— start Data for the task —
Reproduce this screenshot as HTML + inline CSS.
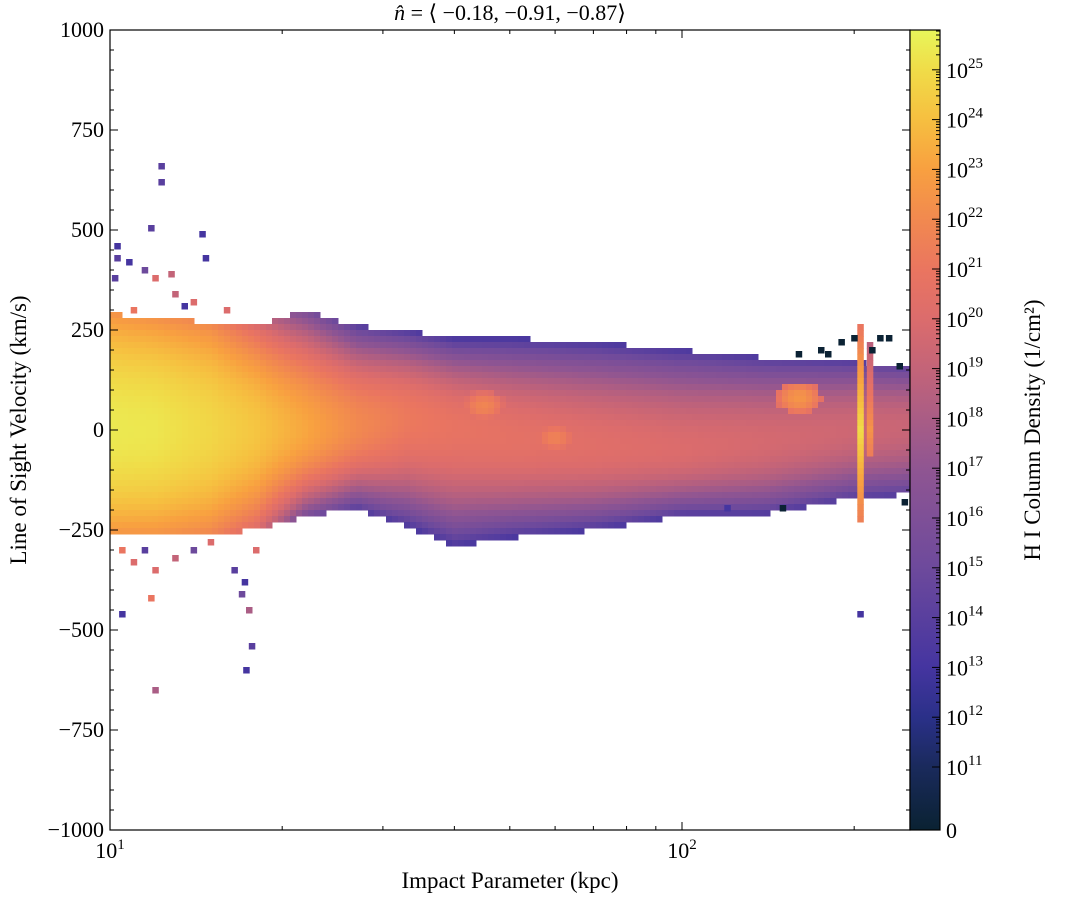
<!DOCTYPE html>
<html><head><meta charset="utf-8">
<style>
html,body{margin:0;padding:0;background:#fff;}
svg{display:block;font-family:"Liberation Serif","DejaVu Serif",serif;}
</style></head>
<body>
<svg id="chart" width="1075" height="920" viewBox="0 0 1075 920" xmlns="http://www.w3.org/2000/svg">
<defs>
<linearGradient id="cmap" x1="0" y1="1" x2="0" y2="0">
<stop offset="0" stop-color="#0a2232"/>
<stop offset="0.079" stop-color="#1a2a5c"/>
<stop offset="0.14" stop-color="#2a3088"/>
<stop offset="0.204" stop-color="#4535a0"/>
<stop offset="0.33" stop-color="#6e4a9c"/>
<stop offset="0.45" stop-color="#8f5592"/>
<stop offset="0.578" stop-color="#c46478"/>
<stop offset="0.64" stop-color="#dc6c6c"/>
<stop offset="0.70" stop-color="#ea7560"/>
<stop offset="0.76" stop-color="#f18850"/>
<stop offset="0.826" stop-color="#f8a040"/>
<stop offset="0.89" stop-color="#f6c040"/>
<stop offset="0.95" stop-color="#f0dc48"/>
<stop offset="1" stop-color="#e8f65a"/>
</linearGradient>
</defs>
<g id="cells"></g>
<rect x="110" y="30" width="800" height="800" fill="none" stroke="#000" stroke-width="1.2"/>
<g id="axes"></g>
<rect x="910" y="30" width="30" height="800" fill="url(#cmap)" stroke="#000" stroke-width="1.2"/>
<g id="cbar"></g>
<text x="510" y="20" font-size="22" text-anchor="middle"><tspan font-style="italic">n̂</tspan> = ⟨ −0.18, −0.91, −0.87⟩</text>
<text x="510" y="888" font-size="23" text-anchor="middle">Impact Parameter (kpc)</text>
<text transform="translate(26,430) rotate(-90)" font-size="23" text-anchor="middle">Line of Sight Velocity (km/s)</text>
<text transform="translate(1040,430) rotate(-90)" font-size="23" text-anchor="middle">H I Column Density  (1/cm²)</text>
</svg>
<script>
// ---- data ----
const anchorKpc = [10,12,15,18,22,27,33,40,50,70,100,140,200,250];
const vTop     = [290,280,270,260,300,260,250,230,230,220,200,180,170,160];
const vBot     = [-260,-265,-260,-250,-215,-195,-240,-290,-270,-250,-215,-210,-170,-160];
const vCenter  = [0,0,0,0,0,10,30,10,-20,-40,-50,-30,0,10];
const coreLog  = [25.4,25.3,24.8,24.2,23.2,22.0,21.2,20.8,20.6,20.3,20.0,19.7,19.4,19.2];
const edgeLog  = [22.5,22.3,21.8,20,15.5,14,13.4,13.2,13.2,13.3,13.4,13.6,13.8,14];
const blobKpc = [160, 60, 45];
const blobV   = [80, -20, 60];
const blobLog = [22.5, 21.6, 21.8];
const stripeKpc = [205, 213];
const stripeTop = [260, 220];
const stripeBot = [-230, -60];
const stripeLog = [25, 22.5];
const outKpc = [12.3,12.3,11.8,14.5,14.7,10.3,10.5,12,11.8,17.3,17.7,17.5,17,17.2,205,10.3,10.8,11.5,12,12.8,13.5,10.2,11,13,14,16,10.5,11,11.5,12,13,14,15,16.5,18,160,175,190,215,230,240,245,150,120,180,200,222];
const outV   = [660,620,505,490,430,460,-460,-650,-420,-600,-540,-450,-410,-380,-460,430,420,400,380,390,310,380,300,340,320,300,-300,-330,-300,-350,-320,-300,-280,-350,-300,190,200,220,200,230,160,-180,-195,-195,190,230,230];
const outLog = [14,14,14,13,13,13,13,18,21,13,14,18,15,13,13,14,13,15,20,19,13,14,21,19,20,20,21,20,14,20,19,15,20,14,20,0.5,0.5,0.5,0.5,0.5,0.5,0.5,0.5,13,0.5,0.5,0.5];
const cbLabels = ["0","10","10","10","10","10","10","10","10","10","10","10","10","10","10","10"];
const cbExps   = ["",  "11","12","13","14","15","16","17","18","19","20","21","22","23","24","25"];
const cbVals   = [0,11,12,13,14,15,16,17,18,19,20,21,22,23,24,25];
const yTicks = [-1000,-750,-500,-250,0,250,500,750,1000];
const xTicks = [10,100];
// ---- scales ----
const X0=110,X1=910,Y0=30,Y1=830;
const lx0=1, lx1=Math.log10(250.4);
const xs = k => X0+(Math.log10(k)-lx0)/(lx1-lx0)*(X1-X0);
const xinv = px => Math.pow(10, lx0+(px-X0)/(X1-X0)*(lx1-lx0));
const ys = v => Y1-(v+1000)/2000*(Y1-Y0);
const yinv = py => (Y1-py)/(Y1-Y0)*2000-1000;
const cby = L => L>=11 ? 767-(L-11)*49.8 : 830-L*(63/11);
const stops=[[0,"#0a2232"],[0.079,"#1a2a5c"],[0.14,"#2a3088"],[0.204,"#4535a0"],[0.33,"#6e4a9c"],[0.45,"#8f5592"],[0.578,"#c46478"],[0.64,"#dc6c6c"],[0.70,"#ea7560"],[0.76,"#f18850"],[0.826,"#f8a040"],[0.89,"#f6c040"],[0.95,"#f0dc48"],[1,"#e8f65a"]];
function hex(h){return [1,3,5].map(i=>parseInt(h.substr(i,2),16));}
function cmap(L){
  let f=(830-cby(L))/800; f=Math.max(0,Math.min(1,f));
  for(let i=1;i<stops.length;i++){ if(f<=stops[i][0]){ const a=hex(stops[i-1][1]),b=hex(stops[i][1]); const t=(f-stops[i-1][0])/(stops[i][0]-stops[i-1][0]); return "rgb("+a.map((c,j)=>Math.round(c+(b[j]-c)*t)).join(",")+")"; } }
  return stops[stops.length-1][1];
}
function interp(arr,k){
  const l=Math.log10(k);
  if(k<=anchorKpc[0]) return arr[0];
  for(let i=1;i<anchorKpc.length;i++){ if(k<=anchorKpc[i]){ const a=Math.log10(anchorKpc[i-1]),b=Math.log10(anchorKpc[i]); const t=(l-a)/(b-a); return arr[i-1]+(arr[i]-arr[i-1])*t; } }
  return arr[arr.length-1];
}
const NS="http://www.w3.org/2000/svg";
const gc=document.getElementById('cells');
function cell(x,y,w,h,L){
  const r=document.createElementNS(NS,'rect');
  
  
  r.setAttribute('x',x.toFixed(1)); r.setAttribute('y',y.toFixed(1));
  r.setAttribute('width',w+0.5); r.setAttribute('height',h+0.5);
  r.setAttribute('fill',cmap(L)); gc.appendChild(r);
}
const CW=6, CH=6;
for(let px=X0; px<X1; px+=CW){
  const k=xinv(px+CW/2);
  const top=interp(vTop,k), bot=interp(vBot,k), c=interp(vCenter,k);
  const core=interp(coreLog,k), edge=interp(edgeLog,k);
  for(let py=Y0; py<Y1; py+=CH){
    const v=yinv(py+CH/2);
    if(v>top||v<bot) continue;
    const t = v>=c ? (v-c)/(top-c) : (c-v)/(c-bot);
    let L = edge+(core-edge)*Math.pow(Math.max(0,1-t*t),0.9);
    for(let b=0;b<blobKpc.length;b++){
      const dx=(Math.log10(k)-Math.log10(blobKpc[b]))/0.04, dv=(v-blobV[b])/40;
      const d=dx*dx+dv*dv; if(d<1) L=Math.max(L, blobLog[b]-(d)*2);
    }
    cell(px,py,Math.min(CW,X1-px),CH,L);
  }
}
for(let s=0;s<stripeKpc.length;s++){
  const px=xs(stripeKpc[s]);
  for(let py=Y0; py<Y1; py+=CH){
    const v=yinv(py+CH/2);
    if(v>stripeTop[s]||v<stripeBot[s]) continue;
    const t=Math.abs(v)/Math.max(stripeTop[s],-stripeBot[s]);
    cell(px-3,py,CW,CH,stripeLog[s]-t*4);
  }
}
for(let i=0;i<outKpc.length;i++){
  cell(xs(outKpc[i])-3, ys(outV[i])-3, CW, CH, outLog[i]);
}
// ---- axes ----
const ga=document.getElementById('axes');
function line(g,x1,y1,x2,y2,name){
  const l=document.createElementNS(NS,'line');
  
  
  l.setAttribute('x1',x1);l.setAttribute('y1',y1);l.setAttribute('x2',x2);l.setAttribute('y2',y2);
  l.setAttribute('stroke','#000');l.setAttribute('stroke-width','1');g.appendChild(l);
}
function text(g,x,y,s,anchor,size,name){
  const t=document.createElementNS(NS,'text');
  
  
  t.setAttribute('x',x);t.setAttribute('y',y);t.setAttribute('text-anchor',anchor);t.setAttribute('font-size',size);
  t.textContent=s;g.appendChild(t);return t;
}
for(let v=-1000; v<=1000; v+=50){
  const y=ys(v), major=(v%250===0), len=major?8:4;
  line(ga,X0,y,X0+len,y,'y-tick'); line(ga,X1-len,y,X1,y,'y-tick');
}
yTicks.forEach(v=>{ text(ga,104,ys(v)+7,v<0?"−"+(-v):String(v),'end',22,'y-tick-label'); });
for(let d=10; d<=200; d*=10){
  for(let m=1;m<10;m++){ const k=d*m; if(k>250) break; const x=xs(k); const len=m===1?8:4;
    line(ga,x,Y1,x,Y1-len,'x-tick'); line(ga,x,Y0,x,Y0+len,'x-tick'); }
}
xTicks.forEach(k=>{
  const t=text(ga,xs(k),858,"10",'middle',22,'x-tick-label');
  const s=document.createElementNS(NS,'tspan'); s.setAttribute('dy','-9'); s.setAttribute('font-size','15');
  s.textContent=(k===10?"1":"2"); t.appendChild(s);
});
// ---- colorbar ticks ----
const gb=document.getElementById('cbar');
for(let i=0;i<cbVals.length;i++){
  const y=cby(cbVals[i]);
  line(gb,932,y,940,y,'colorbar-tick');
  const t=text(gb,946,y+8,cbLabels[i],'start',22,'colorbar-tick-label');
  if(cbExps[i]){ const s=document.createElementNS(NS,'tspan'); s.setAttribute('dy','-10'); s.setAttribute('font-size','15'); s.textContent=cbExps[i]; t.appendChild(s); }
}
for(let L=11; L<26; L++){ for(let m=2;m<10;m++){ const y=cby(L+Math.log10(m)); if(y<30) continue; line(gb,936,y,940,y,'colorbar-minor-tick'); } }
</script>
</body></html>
— end Data for the task —
— start Data for the task —
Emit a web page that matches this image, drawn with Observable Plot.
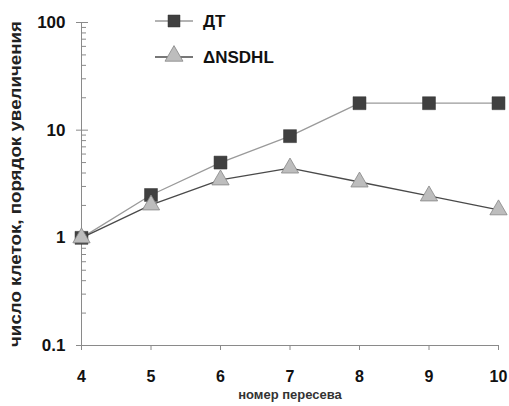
— end Data for the task —
Check each line above for the string "this" and show the ones that have it.

Reproduce this screenshot as HTML + inline CSS.
Emit a web page that matches this image, drawn with Observable Plot.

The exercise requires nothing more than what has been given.